The Calcutta Explained – Fun Form

Filed in Recent News by May 12, 2016

CHRISTINE Smith has organised the official Horse Festival Calcutta for more than 20 years and was happy to explain how the Calcutta is conducted to encourage new people to come along, enjoy the atmosphere and get the inside word from racing enthusiasts on their predictions for the Scone Cup.

Ticket sales begin at 5pm and close at 8pm. The race call and auction beings at 8:30pm.
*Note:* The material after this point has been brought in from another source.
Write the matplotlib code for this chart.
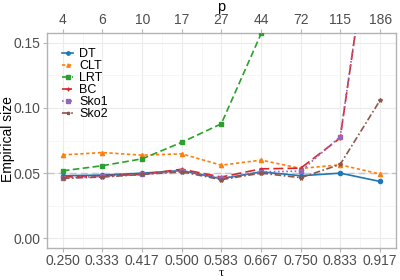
import matplotlib
matplotlib.use("Agg")
import matplotlib.pyplot as plt

plt.rcParams['font.family'] = ['Liberation Sans', 'DejaVu Sans']

tau = [0.250, 0.333, 0.417, 0.500, 0.583, 0.667, 0.750, 0.833, 0.917]
tau_labels = ["0.250", "0.333", "0.417", "0.500", "0.583", "0.667", "0.750", "0.833", "0.917"]
p_labels = ["4", "6", "10", "17", "27", "44", "72", "115", "186"]

DT = [0.048, 0.0485, 0.050, 0.052, 0.0457, 0.051, 0.048, 0.050, 0.0436]
CLT = [0.064, 0.0658, 0.0638, 0.0648, 0.0561, 0.060, 0.0536, 0.0564, 0.0493]
LRT = [0.0518, 0.0557, 0.061, 0.0737, 0.0878, 0.1572, 0.30, 0.45, 0.60]
BC = [0.047, 0.048, 0.049, 0.053, 0.047, 0.0533, 0.0538, 0.077, 0.29]
Sko1 = [0.0465, 0.0475, 0.049, 0.052, 0.046, 0.051, 0.0515, 0.078, 0.29]
Sko2 = [0.046, 0.047, 0.049, 0.051, 0.045, 0.050, 0.0465, 0.0567, 0.106]

series = [
    ("DT", DT, "#1f77b4", "-", "o"),
    ("CLT", CLT, "#ff7f0e", (0, (2, 1.5)), "^"),
    ("LRT", LRT, "#2ca02c", (0, (4, 2)), "s"),
    ("BC", BC, "#d62728", (0, (6, 2.5)), "+"),
    ("Sko1", Sko1, "#9467bd", (0, (1, 1.5)), "s"),
    ("Sko2", Sko2, "#8c564b", (0, (4, 1.5, 1, 1.5)), "*"),
]

fig = plt.figure(figsize=(4, 2.8), dpi=100)
ax = fig.add_axes([0.1175, 0.114, 0.8725, 0.768])

ax.axhline(0.05, color="#c4c4c4", lw=1.0, ls=(0, (5, 3)), zorder=1)

for name, vals, col, ls, mk in series:
    ax.plot(tau, vals, color=col, ls=ls, lw=1.2, marker=mk, ms=3.0, label=name, zorder=3)

ax.set_xlim(0.2167, 0.9503)
ax.set_ylim(-0.0075, 0.1575)
ax.set_xticks(tau)
ax.set_xticklabels(tau_labels)
ax.set_yticks([0.0, 0.05, 0.10, 0.15])
ax.set_yticklabels(["0.00", "0.05", "0.10", "0.15"])
ax.set_xticks([(tau[i] + tau[i + 1]) / 2 for i in range(len(tau) - 1)], minor=True)
ax.set_yticks([0.025, 0.075, 0.125], minor=True)
ax.grid(True, which="major", color="#ebebeb", lw=0.8)
ax.grid(True, which="minor", color="#f3f3f3", lw=0.5)
ax.set_axisbelow(True)
for s in ax.spines.values():
    s.set_color("#b3b3b3")
    s.set_linewidth(1.0)
ax.tick_params(which="major", colors="#b3b3b3", labelcolor="#4d4d4d", labelsize=10, length=3, pad=2)
ax.tick_params(axis="x", which="major", pad=1)
ax.tick_params(which="minor", length=0)
ax.set_ylabel("Empirical size", fontsize=10, va="center")
ax.yaxis.set_label_coords(-0.113, 0.509)
ax.set_xlabel("τ", fontsize=9, va="center", family=["Liberation Serif", "DejaVu Serif"])
ax.xaxis.set_label_coords(0.5, -0.118)

ax2 = ax.twiny()
ax2.set_xlim(ax.get_xlim())
ax2.set_xticks(tau)
ax2.set_xticklabels(p_labels)
ax2.tick_params(colors="#b3b3b3", labelcolor="#4d4d4d", labelsize=10, length=3, pad=1)
ax2.set_xlabel("p", fontsize=10.5, va="center")
ax2.xaxis.set_label_coords(0.5, 1.12)
for s in ax2.spines.values():
    s.set_visible(False)

leg = ax.legend(loc="upper left", bbox_to_anchor=(0.0, 1.0), frameon=False, fontsize=9,
                handlelength=0.9, handletextpad=0.5, labelspacing=0.0, borderaxespad=0.8,
                markerscale=0.8)

fig.savefig("out.png", dpi=100)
The restaurant opens at 6pm and Happy Hour is 6:60pm-7:30pm at the Scone Sporties, Aberdeen Street, Scone.

ADVICE TO PEOPLE WHO HAVEN’T BEEN BEFORE

It’s the atmosphere and it’s building up the atmosphere to Cup day, there are quite few people there that are genuine punters who look at what the horses are going for and they compare them to what the bookies are saying, whether they are 5 to 1 or 100 to 1.

Inglis coordinating the auction at the Scone Calcutta.

Inglis coordinating the auction at the Scone Calcutta.

Jonathon Darcey from Inglis sets the order in which we sell the horses and he gets the information from one of the leading bookmakers.

Jonathon is one of the directors of Inglis and Sons, he and his boys do the auction; it’s all very professional.

Jonathon gets the bookmaker to list the horses how that bookmaker is going to rate them.

We sell tickets so it’s a bit like a raffle, we sell tickets for $2 each, from 5.30pm till 8.00pm then we have a barrel with all the tickets in it and we have another container with all the horses in the Scone Cup.

We sell the emergencies first and then the one that the bookmaker thinks is 100 to 1 is next off, whatever the bookmaker thinks is the favourite is the last one to sell.

A horse is drawn and a ticket is drawn until all the horses are drawn.

Those people that draw a horse, when it comes to the auction they have the option to either buy it back or sell it.

If they choose to buy it back they only pay a half the purchase price, if they choose to sell it, half the purchase price goes into the pool for the Calcutta and half goes to the person that draws the horse.

If they happen to draw one of the least favourites it might sell for $100 dollars.

If they draw a horse that some of those in the know think has a great chance of winning the cup it might go for $2,000 or $3,000.

If you are fortunate enough to draw a horse, you had a win anyway.

If you choose to sell it you have gained half the purchase price, if you choose to purchase it yourself you only pay half of the purchase price.

The Calcutta pool starts with the sales of the tickets.

Say we sell four thousand tickets there’s eight thousand dollars to start off the pool then you sell the horses.

The bidding gets quite heated and rapid, particularly on the ones that are the more fancied horses.

Sometimes you might be lucky and put $10 dollars in so you get five tickets in a barrel of four thousand and you draw a horse.

There are other people that buy $200 worth of tickets and don’t draw a horse, it’s the luck of the draw.

If it’s one of the least fancied they might choose to buy it, if it sells for $100 dollars they only pay $50 dollars, they’ve got a chance, there might be an upset and they come, say third, they might get two and a half thousand for their fifty dollar outlay.

The next day when the Scone Cup is run, the Calcutta prize pool is distributed, 60 percent of the pool goes to the person that buys the winning horse, 20 percent to the second place getter, 10 percent to the third place getter and 10 percent usually goes to charity, but because we run it as the Horse Festival which is not-for-profit, the Horse Festival committee gets the 10 percent to go towards next years Festival.

RABS CALLS THE RACE

Warren “Rabs” Turner does the phantom call, his call is basically like a race call but he stops just before the  finish line and you don’t actually know who wins it or he will give the name of one of the favourites as the winner.

He has been doing the phantom call for me for quite a number of years, the arrangement we have is that he will continue to do the phantom call until he picks the winner, and he hasn’t.

He has been doing the phantom call for 12 or 15 years.

His mum dobbed him in, Rhonda said one year that ‘Warren doesn’t mind doing that sort of thing, I’ll line him up for you’.

So she put him into it and his comment was that I am there anyway.

The first year I did it his syndicate came second and it took me a couple of days to work out where they were until somebody said to me, don’t worry they will come and find you, they’ll be racing.